Needless to say, it is pretty dangerous stuff, if you aren’t careful.
In true form and fashion, though, nothing was going to stop my friends and I from braving the cliffs, so we made the trek to the quarries at least once a week, slipped through the razor wire fence with the “No Trespassing” sign on it and looked down into the abyss of water beneath us.
Every week we would urge each other to jump and for the first few times, no one would. We were teens and we knew what could happen; we had all heard the horror stories.
My friend Joe decided one day enough was enough. So, he made his way to the highest point, had us take long sticks and prod for the bottom to make sure the water was deep enough for him not to hurt himself and readied for the jump.
It took him a few minutes, but he did it. At that point the water was low enough it could’ve been a 60-foot jump, easy. But he did it.
He jumped, crashing into the still top of the water, breaking the otherwise tranquil scene.
Then, everything went quiet again. Joe had disappeared beneath the pool of water.
We immediately began to panic, calling out for him.
It took a few seconds, but Joe reappeared, smiling wide in triumph.
I ended up jumping a week later, but looking back, I wish no one would have.
My last column was about taking the risk despite it not being the safest option, but that comes with limits.
I don’t know what we would’ve done if Joe hadn’t come back to the top of the water, and I don’t want to think about it either way.
Sometimes, the risk can affect more than just yourself. I don’t blame Joe or myself or anyone else for taking that jump. Just realize for every person that does resurface, reality is there are always times when that’s not the case.

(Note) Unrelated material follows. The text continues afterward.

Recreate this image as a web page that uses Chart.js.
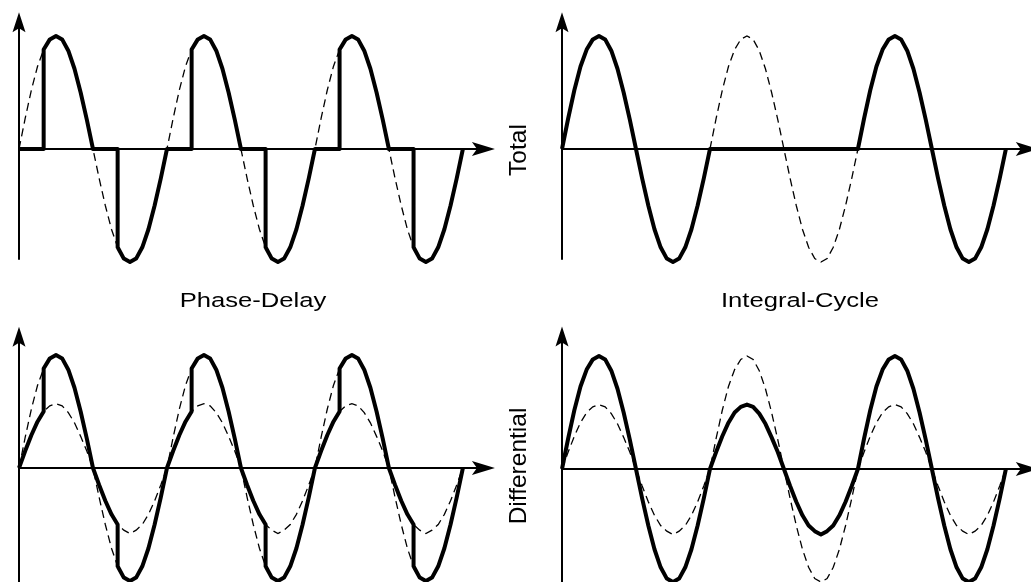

A few months after our jumps, someone died in the quarry. No, it wasn’t jumping related, but they ran their car off into the water.
We visited a year or so later for nostalgia’s sake. The top of the water still had a film of oil from the engine of the hidden car.
No one jumped in this time around. Now, the water was black, and if someone wouldn’t have come up, we would never find them.
And those are the thoughts that keep me awake at night.